Let $X$ be exponentially distributed with parameter $1$ and let $Y := X(X-1)$.
Determine the distribution function $F_Y$ of $Y$.
I know that I need to calculate as follows: $ F_Y(t) = P[Y \leq t] = P[X(X-1) \leq t] = P[X^2-X \leq t]$.
I also know that $F_X(t) = 1-e^{-t}$ for $t \geq 0$, since $X$ is exponentially distributed with parameter $1$.
However, I don't know where to go from there. Thank you for your help!

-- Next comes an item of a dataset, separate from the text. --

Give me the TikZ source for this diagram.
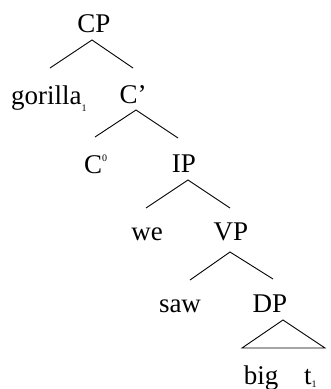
\documentclass[tikz,border=0pt]{standalone}
\usepackage{fontspec}
\setmainfont{Liberation Serif}
\begin{document}
\begin{tikzpicture}[x=1pt,y=-1pt,
  lab/.style={inner sep=0pt,anchor=base,font=\fontsize{27}{27}\selectfont},
  branch/.style={line width=0.9pt}]
\useasboundingbox (0,0) rectangle (330,389);
\newcommand{\smallidx}[1]{{\fontsize{10}{10}\selectfont #1}}
% labels
\node[lab] (cp) at (94,32) {CP};
\node[lab,anchor=base west] (gor) at (11,104) {gorilla\raisebox{-7pt}{\smallidx{1}}};
\node[lab] (cbar) at (133,103) {C’};
\node[lab,anchor=base west] (c0) at (84,173) {C\raisebox{12pt}{\smallidx{0}}};
\node[lab] (ip) at (184,172) {IP};
\node[lab] (we) at (147,240) {we};
\node[lab] (vp) at (231,240) {VP};
\node[lab] (saw) at (180,312) {saw};
\node[lab] (dp) at (270,312) {DP};
\node[lab] (big) at (261,384) {big};
\node[lab,anchor=base west] (t) at (304,384) {t\raisebox{-3pt}{\smallidx{1}}};
% branch points
\coordinate (cpA) at (92,40);  \coordinate (cpL) at (50,68);  \coordinate (cpR) at (133,68);
\coordinate (cbA) at (136,110); \coordinate (cbL) at (95,137); \coordinate (cbR) at (178,138);
\coordinate (ipA) at (188,180); \coordinate (ipL) at (146,208); \coordinate (ipR) at (230,208);
\coordinate (vpA) at (230,252); \coordinate (vpL) at (190,280); \coordinate (vpR) at (273,279);
\coordinate (dpA) at (283,320); \coordinate (dpL) at (242,348); \coordinate (dpR) at (325,348);
\draw[branch] (cpL) -- (cpA) -- (cpR);
\draw[branch] (cbL) -- (cbA) -- (cbR);
\draw[branch] (ipL) -- (ipA) -- (ipR);
\draw[branch] (vpL) -- (vpA) -- (vpR);
\draw[branch] (dpA) -- (dpL) -- (dpR) -- cycle;
\end{tikzpicture}
\end{document}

$$ X(X-1) = X^2-X = X^2 - 2\cdot X\cdot \frac{1}{2} + \left(\frac{1}{2}\right)^2-\left(\frac{1}{2}\right)^2 = \left(X-\frac{1}{2}\right)^2-\frac{1}{4} \Rightarrow $$
$$ \begin{aligned} F_Y(t) &= \Pr\left(Y \leq t\right) = \Pr\left(X(X-1) \leq t\right) = \Pr\left(\left(X-\frac{1}{2}\right)^2-\frac{1}{4} \leq t\right) = \Pr\left(\left(X-\frac{1}{2}\right)^2\leq t + \frac{1}{4}\right) = \\ &=\left\{ \begin{array}{rl} 0, & t < -\frac{1}{4} \\ \Pr\left(\left|X-\frac{1}{2}\right|\leq \sqrt{t + \frac{1}{4}}\right), & t \geq -\frac{1}{4} \end{array} \right. = \\ &=\left\{ \begin{array}{rl} 0, & t < -\frac{1}{4} \\ \Pr\left(\frac{1}{2} - \sqrt{t + \frac{1}{4}} \leq X \leq \frac{1}{2} + \sqrt{t + \frac{1}{4}}\right), & t \geq -\frac{1}{4} \end{array} \right. = \\ &=\left\{ \begin{array}{rl} 0, & t < -\frac{1}{4} \\ F_X\left(\frac{1}{2} + \sqrt{t + \frac{1}{4}}\right) - F_X\left(\frac{1}{2} - \sqrt{t + \frac{1}{4}}\right), & t \geq -\frac{1}{4} \end{array} \right. = \\ \end{aligned} $$
where $F_X(x)$ is a probability distribution function of $X$.